Thursday, April 29, 2010

Hidden Empire

Hidden Empire invokes the spirit of Michael Crichton. A novel disease, with a high mortality has appeared in Africa. The response includes mass genocide of villages - with the only survivor being a boy in a tree that happens to have a camera.

Though it has some of the main characters, there is very little to connect it to the first Empire book. The ending of the book also serves to severe many of those ties. The last bit seems artificially tacked on - serving to kill off all of the "gish" of special ops guys.

Perhaps Card will continue the series from the viewpoint of the "Philosopher King" president - who seems intent on providing world peace, even if there is some collateral damage.

The political views in the book come across as ultra-right wing liberal. Global warming is attacked as nonsense.

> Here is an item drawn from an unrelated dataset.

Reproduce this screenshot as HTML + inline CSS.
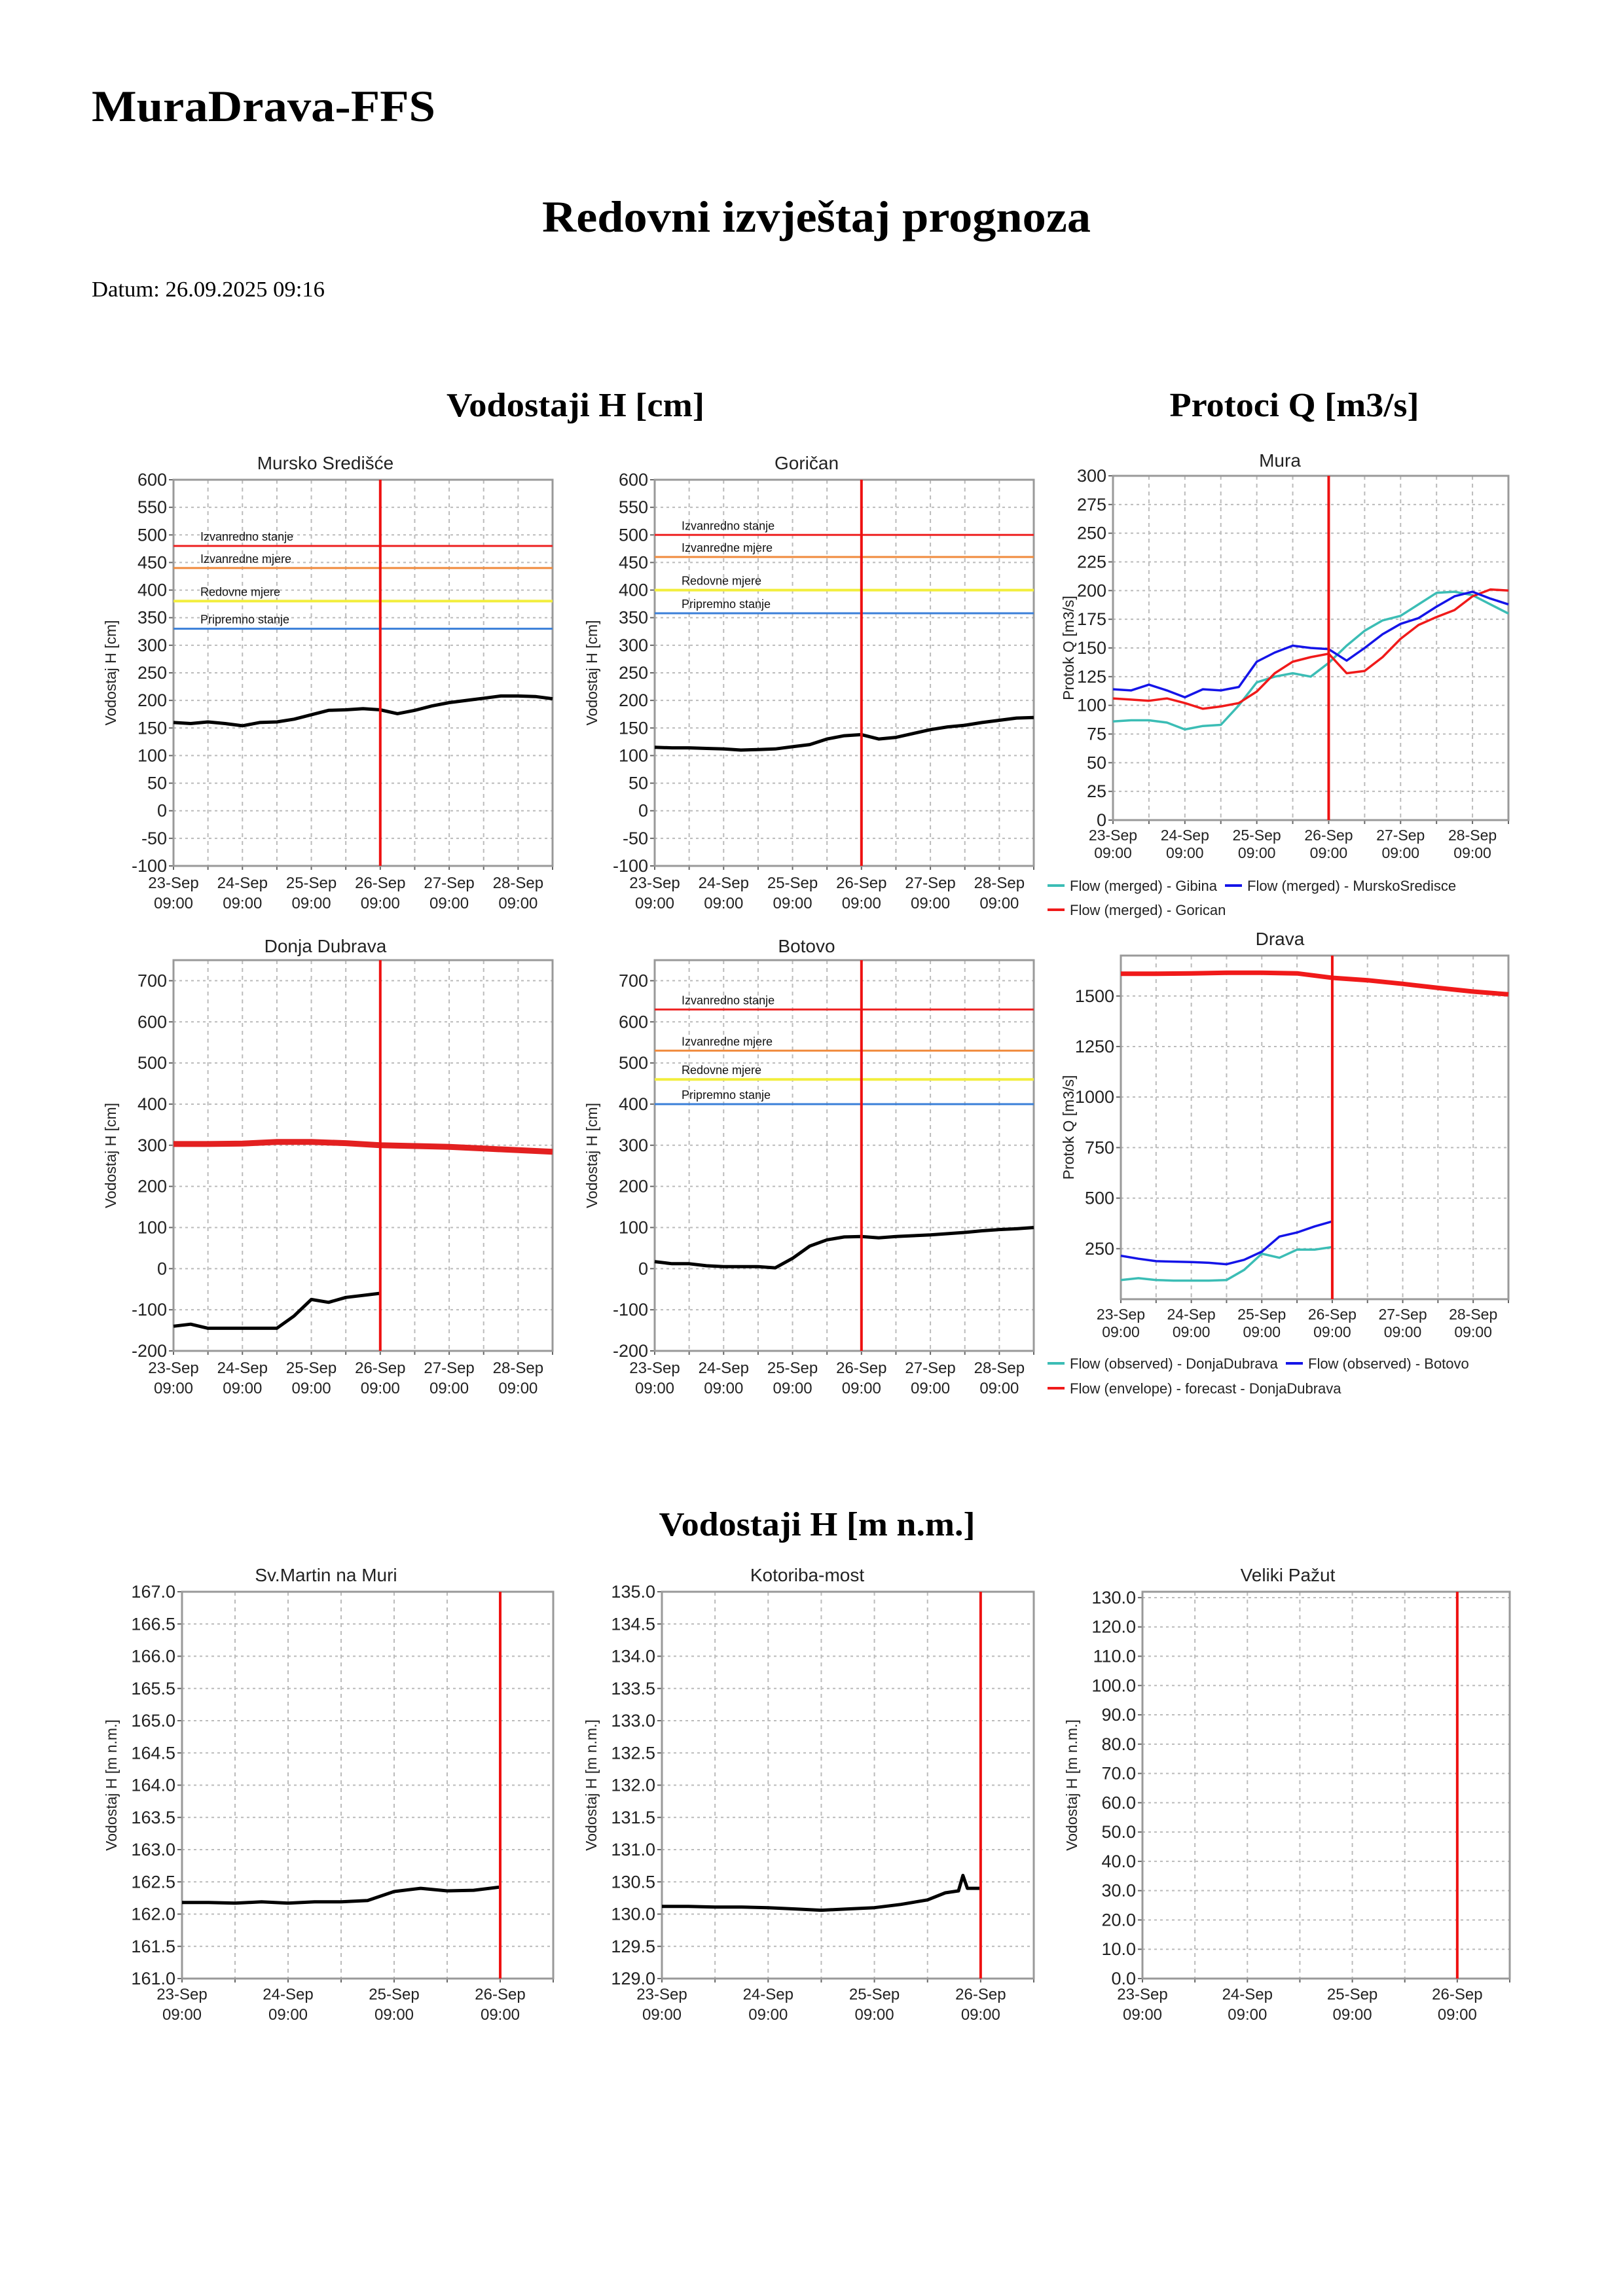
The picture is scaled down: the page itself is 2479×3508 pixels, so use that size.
<!DOCTYPE html>
<html><head><meta charset="utf-8">
<style>
html,body{margin:0;padding:0;background:#fff;}
svg{display:block;}
text{font-family:"Liberation Sans",sans-serif;}
.serif{font-family:"Liberation Serif",serif;font-weight:bold;}
</style></head>
<body>
<svg id="page" xmlns="http://www.w3.org/2000/svg" width="2479" height="3508" viewBox="0 0 2479 3508">
<rect width="2479" height="3508" fill="#fff"/>
<text class="serif" x="140" y="185" font-size="68" textLength="525" lengthAdjust="spacingAndGlyphs">MuraDrava-FFS</text>
<text class="serif" x="1247" y="354" font-size="68" text-anchor="middle" textLength="838" lengthAdjust="spacingAndGlyphs">Redovni izvještaj prognoza</text>
<text x="140" y="453" font-size="34" textLength="356" lengthAdjust="spacingAndGlyphs" style="font-family:'Liberation Serif',serif">Datum: 26.09.2025 09:16</text>
<text class="serif" x="879" y="636" font-size="52" text-anchor="middle" textLength="394" lengthAdjust="spacingAndGlyphs">Vodostaji H [cm]</text>
<text class="serif" x="1977" y="636" font-size="52" text-anchor="middle" textLength="381" lengthAdjust="spacingAndGlyphs">Protoci Q [m3/s]</text>
<text class="serif" x="1248" y="2346" font-size="52" text-anchor="middle" textLength="483" lengthAdjust="spacingAndGlyphs">Vodostaji H [m n.m.]</text>
<g id="charts"></g>
</svg>
<script>
// ---- data (hours since 23-Sep 09:00) ----
const daysTop = ['23-Sep','24-Sep','25-Sep','26-Sep','27-Sep','28-Sep'];
const daysBottom = ['23-Sep','24-Sep','25-Sep','26-Sep'];
const hours6 = [0,6,12,18,24,30,36,42,48,54,60,66,72,78,84,90,96,102,108,114,120,126,132];
const hours6obs = [0,6,12,18,24,30,36,42,48,54,60,66,72];
const hours12 = [0,12,24,36,48,60,72,84,96,108,120,132];

const murskoH = [160,158,161,158,154,160,161,166,174,182,183,185,183,176,182,190,196,200,204,208,208,207,203];
const goricanH = [115,114,114,113,112,110,111,112,116,120,130,136,138,130,133,140,147,152,155,160,164,168,169];
const murskoThresholds = [480,440,380,330];
const goricanThresholds = [500,460,400,358];
const botovoThresholds = [630,530,460,400];
const thresholdNames = ['Izvanredno stanje','Izvanredne mjere','Redovne mjere','Pripremno stanje'];

const muraGibina = [86,87,87,85,79,82,83,100,120,125,128,125,137,152,165,174,178,188,198,199,196,188,180];
const muraMursko = [114,113,118,113,107,114,113,116,138,146,152,150,149,139,150,162,171,176,186,195,199,193,188];
const muraGorican = [106,105,104,106,102,97,99,102,112,128,138,142,145,128,130,142,158,170,177,183,195,201,200];

const donjaObsH = [-140,-135,-145,-145,-145,-145,-145,-115,-75,-82,-70,-65,-60];
const donjaFcH = [303,303,304,308,308,305,300,298,296,292,288,284];
const botovoH = [17,12,12,7,5,5,5,2,25,55,70,77,78,75,78,80,82,85,88,92,95,97,100];

const dravaDonjaObs = [95,104,95,92,92,92,95,145,225,205,245,245,258];
const dravaBotovoObs = [215,200,188,186,184,180,173,195,235,310,330,360,385];
const dravaForecast = [1610,1610,1612,1615,1615,1612,1590,1578,1560,1540,1522,1508];

const svMartinH = [162.18,162.18,162.17,162.19,162.17,162.19,162.19,162.21,162.35,162.40,162.36,162.37,162.42];
const kotoribaHours = [0,6,12,18,24,30,36,42,48,54,60,64,67,68,69,72];
const kotoribaH = [130.12,130.12,130.11,130.11,130.10,130.08,130.06,130.08,130.10,130.15,130.22,130.33,130.36,130.60,130.40,130.40];

const yTicksMursko = [-100,-50,0,50,100,150,200,250,300,350,400,450,500,550,600];
const yTicksDonja = [-200,-100,0,100,200,300,400,500,600,700];
const yTicksMura = [0,25,50,75,100,125,150,175,200,225,250,275,300];
const yTicksDrava = [250,500,750,1000,1250,1500];
const yTicksSv = [161,161.5,162,162.5,163,163.5,164,164.5,165,165.5,166,166.5,167];
const yTicksKot = [129,129.5,130,130.5,131,131.5,132,132.5,133,133.5,134,134.5,135];
const yTicksVel = [0,10,20,30,40,50,60,70,80,90,100,110,120,130];

const NS='http://www.w3.org/2000/svg';
const root=document.getElementById('charts');
function mk(tag,attrs,parent){const e=document.createElementNS(NS,tag);for(const k in attrs)e.setAttribute(k,attrs[k]);(parent||root).appendChild(e);return e;}

function chart(c){
  const g=mk('g',{});
  
  
  const X=h=>c.l+(h/c.xmax)*(c.r-c.l);
  const Y=v=>c.b-(v-c.ymin)/(c.ymax-c.ymin)*(c.b-c.t);
  for(let h=0;h<=c.xmax;h+=12){
    const ln=mk('line',{x1:X(h),x2:X(h),y1:c.t,y2:c.b,stroke:'#bbb','stroke-width':2,'stroke-dasharray':'6,6'},g);
    
    
    const tk=mk('line',{x1:X(h),x2:X(h),y1:c.b,y2:c.b+6,stroke:'#666','stroke-width':2},g);
    
    
  }
  c.yticks.forEach(v=>{
    const ln=mk('line',{x1:c.l,x2:c.r,y1:Y(v),y2:Y(v),stroke:'#bbb','stroke-width':2,'stroke-dasharray':'4,5'},g);
    
    
    mk('line',{x1:c.l-7,x2:c.l,y1:Y(v),y2:Y(v),stroke:'#666','stroke-width':2},g);
    const t=mk('text',{x:c.l-10,y:Y(v)+9,'font-size':27,'text-anchor':'end',fill:'#222'},g);
    
    
    t.textContent=c.fmt?c.fmt(v):String(v);
  });
  const fr=mk('rect',{x:c.l,y:c.t,width:c.r-c.l,height:c.b-c.t,fill:'none',stroke:'#999','stroke-width':3},g);
  
  
  c.days.forEach((d,i)=>{
    const x=X(i*24);
    const t1=mk('text',{x:x,y:c.b+c.xl1,'font-size':c.xfs,'text-anchor':'middle',fill:'#222'},g);
    
    
    t1.textContent=d;
    const t2=mk('text',{x:x,y:c.b+c.xl2,'font-size':c.xfs,'text-anchor':'middle',fill:'#222'},g);
    
    
    t2.textContent='09:00';
  });
  const tt=mk('text',{x:c.tx,y:c.ty,'font-size':28,'text-anchor':'middle',fill:'#222'},g);
  
  
  tt.textContent=c.title;
  const yt=mk('text',{x:0,y:0,'font-size':23,'text-anchor':'middle',fill:'#222',transform:`translate(${c.l-c.yto},${(c.t+c.b)/2}) rotate(-90)`},g);
  
  
  yt.textContent=c.ytitle;
  if(c.th){
    const cols=['#ee2222','#f08a3c','#f2ee3c','#3a7fd8'];
    c.th.forEach((v,i)=>{
      const ln=mk('line',{x1:c.l,x2:c.r,y1:Y(v),y2:Y(v),stroke:cols[i],'stroke-width':i==2?4:3},g);
      
      
      const t=mk('text',{x:c.l+41,y:Y(v)-8,'font-size':18,fill:'#111'},g);
      
      
      t.textContent=thresholdNames[i];
    });
  }
  c.series.forEach(s=>{
    const pts=s.h.map((h,i)=>X(h).toFixed(1)+','+Y(s.v[i]).toFixed(1)).join(' ');
    const pl=mk('polyline',{points:pts,fill:'none',stroke:s.col,'stroke-width':s.w,'stroke-linejoin':'round'},g);
    
    
  });
  const nl=mk('line',{x1:X(72),x2:X(72),y1:c.t,y2:c.b,stroke:'#ee1111','stroke-width':4},g);
  
  
}

const topH={xmax:132,days:daysTop,xl1:34,xl2:65,xfs:24};
chart(Object.assign({name:'chart-mursko-sredisce',l:265,r:844,t:733,b:1323,ymin:-100,ymax:600,yticks:yTicksMursko,title:'Mursko Središće',tx:497,ty:717,ytitle:'Vodostaj H [cm]',yto:88,th:murskoThresholds,
  series:[{name:'series-mursko-h',h:hours6,v:murskoH,col:'#000',w:5}]},topH));
chart(Object.assign({name:'chart-gorican',l:1000,r:1579,t:733,b:1323,ymin:-100,ymax:600,yticks:yTicksMursko,title:'Goričan',tx:1232,ty:717,ytitle:'Vodostaj H [cm]',yto:88,th:goricanThresholds,
  series:[{name:'series-gorican-h',h:hours6,v:goricanH,col:'#000',w:5}]},topH));
chart(Object.assign({name:'chart-mura-flow',l:1700,r:2304,t:727,b:1253,ymin:0,ymax:300,yticks:yTicksMura,title:'Mura',tx:1955,ty:713,ytitle:'Protok Q [m3/s]',yto:60,
  series:[{name:'series-gibina',h:hours6,v:muraGibina,col:'#3bbdb5',w:3.5},{name:'series-gorican-q',h:hours6,v:muraGorican,col:'#f01a1a',w:3.5},{name:'series-murskosredisce-q',h:hours6,v:muraMursko,col:'#1414e8',w:3.5}]},{xmax:132,days:daysTop,xl1:31,xl2:58,xfs:23}));
chart(Object.assign({name:'chart-donja-dubrava',l:265,r:844,t:1467,b:2064,ymin:-200,ymax:750,yticks:yTicksDonja,title:'Donja Dubrava',tx:497,ty:1455,ytitle:'Vodostaj H [cm]',yto:88,
  series:[{name:'series-donja-forecast',h:hours12,v:donjaFcH,col:'#e32020',w:9},{name:'series-donja-observed',h:hours6obs,v:donjaObsH,col:'#000',w:5}]},topH));
chart(Object.assign({name:'chart-botovo',l:1000,r:1579,t:1467,b:2064,ymin:-200,ymax:750,yticks:yTicksDonja,title:'Botovo',tx:1232,ty:1455,ytitle:'Vodostaj H [cm]',yto:88,th:botovoThresholds,
  series:[{name:'series-botovo-h',h:hours6,v:botovoH,col:'#000',w:5}]},topH));
chart(Object.assign({name:'chart-drava-flow',l:1712,r:2304,t:1460,b:1985,ymin:0,ymax:1700,yticks:yTicksDrava,title:'Drava',tx:1955,ty:1444,ytitle:'Protok Q [m3/s]',yto:72,
  series:[{name:'series-drava-forecast',h:hours12,v:dravaForecast,col:'#f01a1a',w:7},{name:'series-donja-q-obs',h:hours6obs,v:dravaDonjaObs,col:'#3bbdb5',w:3.5},{name:'series-botovo-q-obs',h:hours6obs,v:dravaBotovoObs,col:'#1414e8',w:3.5}]},{xmax:132,days:daysTop,xl1:31,xl2:58,xfs:23}));
const bot={xmax:84,days:daysBottom,xl1:32,xl2:63,xfs:24,t:2432,b:3023};
chart(Object.assign({name:'chart-sv-martin',l:278,r:845,ymin:161,ymax:167,yticks:yTicksSv,fmt:v=>v.toFixed(1),title:'Sv.Martin na Muri',tx:498,ty:2416,ytitle:'Vodostaj H [m n.m.]',yto:100,
  series:[{name:'series-svmartin-h',h:hours6obs,v:svMartinH,col:'#000',w:5}]},bot));
chart(Object.assign({name:'chart-kotoriba',l:1011,r:1579,ymin:129,ymax:135,yticks:yTicksKot,fmt:v=>v.toFixed(1),title:'Kotoriba-most',tx:1233,ty:2416,ytitle:'Vodostaj H [m n.m.]',yto:100,
  series:[{name:'series-kotoriba-h',h:kotoribaHours,v:kotoribaH,col:'#000',w:5}]},bot));
chart(Object.assign({name:'chart-veliki-pazut',l:1745,r:2306,ymin:0,ymax:132,yticks:yTicksVel,fmt:v=>v.toFixed(1),title:'Veliki Pažut',tx:1967,ty:2416,ytitle:'Vodostaj H [m n.m.]',yto:100,
  series:[]},bot));

function legend(x,y,col,label,w){
  const l=mk('line',{x1:x,x2:x+26,y1:y,y2:y,stroke:col,'stroke-width':w});
  
  
  const t=mk('text',{x:x+34,y:y+8,'font-size':22,fill:'#222'});
  
  
  t.textContent=label;
}
legend(1600,1353,'#3bbdb5','Flow (merged) - Gibina',4);
legend(1871,1353,'#1414e8','Flow (merged) - MurskoSredisce',4);
legend(1600,1390,'#f01a1a','Flow (merged) - Gorican',4);
legend(1600,2083,'#3bbdb5','Flow (observed) - DonjaDubrava',4);
legend(1964,2083,'#1414e8','Flow (observed) - Botovo',4);
legend(1600,2121,'#f01a1a','Flow (envelope) - forecast - DonjaDubrava',4);
</script>
</body></html>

However, the government has banned gasoline powered vehicle, and significantly enhanced the public transit infrastructure. (The rationale is preserving a scarce resource of gasoline, rather than waste it on things that have an easily viable alternative.) I tend to agree with this one - the focus on global warming is nice when it leads to fewer cars, more transit, and conservation of natural resources. It's not so useful when it leads to things like shooting carbon up to space.

Other than that, the political view is fairly fox-news friendly. The United States is seen as the only possible world cop - whether helping Africa, or preventing an asteroid from destroying earth. Nigerian government is corrupt. The military field guys are smart, while the office guys have something to be desired.